EXERCISE OBJECTIVE: Please print exactly the lines below, from the start of the material up to and including the line with "import plotly.graph_objects as go", but none of the pictures.

------ DATA PROVIDED

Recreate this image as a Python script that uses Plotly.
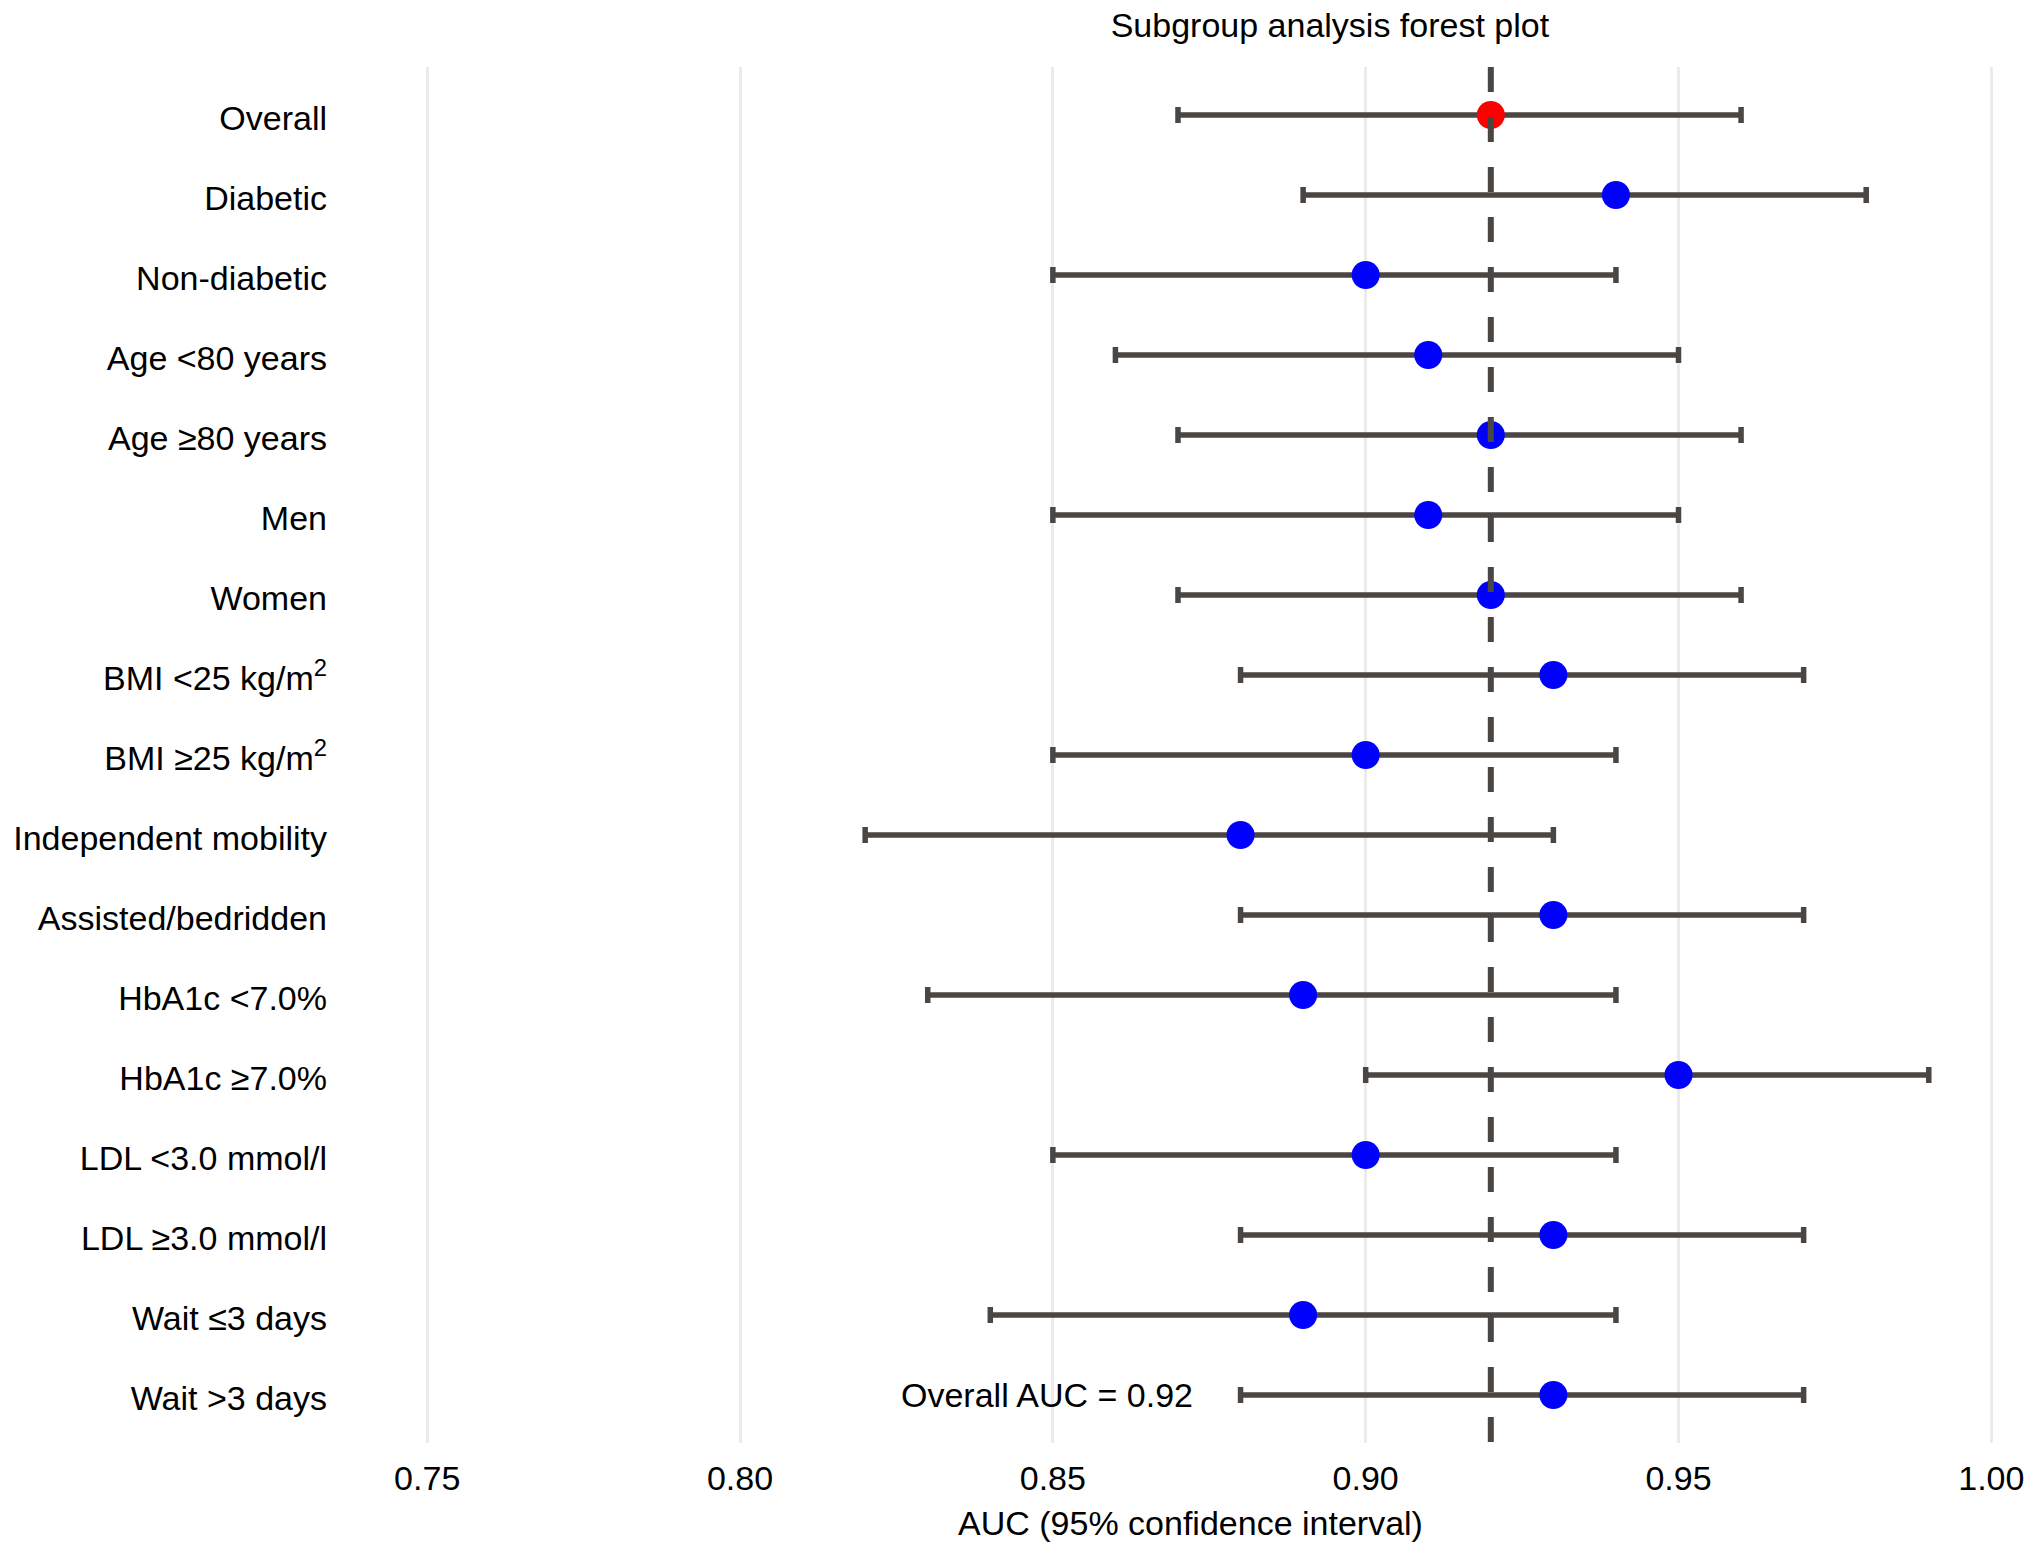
import plotly.graph_objects as go

# subgroup forest plot data
subgroups = ["Overall", "Diabetic", "Non-diabetic", "Age <80 years", "Age ≥80 years",
             "Men", "Women", "BMI <25 kg/m<sup>2</sup>", "BMI ≥25 kg/m<sup>2</sup>",
             "Independent mobility", "Assisted/bedridden", "HbA1c <7.0%", "HbA1c ≥7.0%",
             "LDL <3.0 mmol/l", "LDL ≥3.0 mmol/l", "Wait ≤3 days", "Wait >3 days"]
auc = [0.92, 0.94, 0.90, 0.91, 0.92, 0.91, 0.92, 0.93, 0.90, 0.88, 0.93, 0.89, 0.95,
       0.90, 0.93, 0.89, 0.93]
lower = [0.87, 0.89, 0.85, 0.86, 0.87, 0.85, 0.87, 0.88, 0.85, 0.82, 0.88, 0.83, 0.90,
         0.85, 0.88, 0.84, 0.88]
upper = [0.96, 0.98, 0.94, 0.95, 0.96, 0.95, 0.96, 0.97, 0.94, 0.93, 0.97, 0.94, 0.99,
         0.94, 0.97, 0.94, 0.97]
x_ticks = [0.75, 0.80, 0.85, 0.90, 0.95, 1.00]
overall_auc = 0.92

FONT = "Liberation Sans, Arial, Helvetica, sans-serif"
DARK = "#4a4643"

err_plus = [u - a for u, a in zip(upper, auc)]
err_minus = [a - l for a, l in zip(auc, lower)]

fig = go.Figure()

# error bars (invisible points)
fig.add_trace(go.Scatter(
    x=auc, y=subgroups, mode="markers",
    marker=dict(size=1, color="rgba(0,0,0,0)"),
    error_x=dict(type="data", symmetric=False, array=err_plus, arrayminus=err_minus,
                 color=DARK, thickness=5.5, width=8),
    hoverinfo="skip", showlegend=False,
))

# subgroup points
fig.add_trace(go.Scatter(
    x=auc[1:], y=subgroups[1:], mode="markers",
    marker=dict(size=28, color="#0000ff", line=dict(width=0)),
    showlegend=False,
))

# overall point
fig.add_trace(go.Scatter(
    x=auc[:1], y=subgroups[:1], mode="markers",
    marker=dict(size=28, color="#ff0000", line=dict(width=0)),
    showlegend=False,
))

# reference line at overall AUC
fig.add_shape(type="line", x0=overall_auc, x1=overall_auc, xref="x", yref="paper",
              y0=1, y1=0, line=dict(color=DARK, width=6, dash="25px,25px"), layer="above")

fig.add_annotation(x=0.849, y=subgroups[-1], text="Overall AUC = 0.92", showarrow=False,
                   xanchor="center", yanchor="middle", font=dict(size=34, color="black"))

fig.update_layout(
    width=2032, height=1557,
    margin=dict(l=349, r=0, t=67, b=114),
    paper_bgcolor="white", plot_bgcolor="white",
    font=dict(family=FONT, size=34, color="black"),
    title=dict(text="Subgroup analysis forest plot", xref="container", x=0.6545,
               xanchor="center", y=0.984, yanchor="middle", font=dict(size=34, color="black")),
    hovermode=False,
)

fig.update_xaxes(
    range=[0.7375, 1.0065], tickvals=x_ticks, tickformat=".2f",
    showgrid=True, gridcolor="#ebebeb", gridwidth=3,
    zeroline=False, showline=False, ticks="",
    tickfont=dict(size=34, color="black"), ticklabelstandoff=12,
    title=dict(text="AUC (95% confidence interval)", font=dict(size=34, color="black"), standoff=15),
)

fig.update_yaxes(
    type="category", categoryorder="array", categoryarray=subgroups,
    range=[len(subgroups) - 0.4, -0.6],
    showgrid=False, zeroline=False, showline=False, ticks="",
    tickfont=dict(size=34, color="black"), ticklabelstandoff=21, ticklabelshift=-3,
)

# page body has a default margin; drop it so the figure fills the window
fig.write_html("out.html", config={"displayModeBar": False},
               post_script="document.body.style.margin='0';")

------------

WORKED ANSWER:
Recreate this image as a Python script that uses Plotly.
import plotly.graph_objects as go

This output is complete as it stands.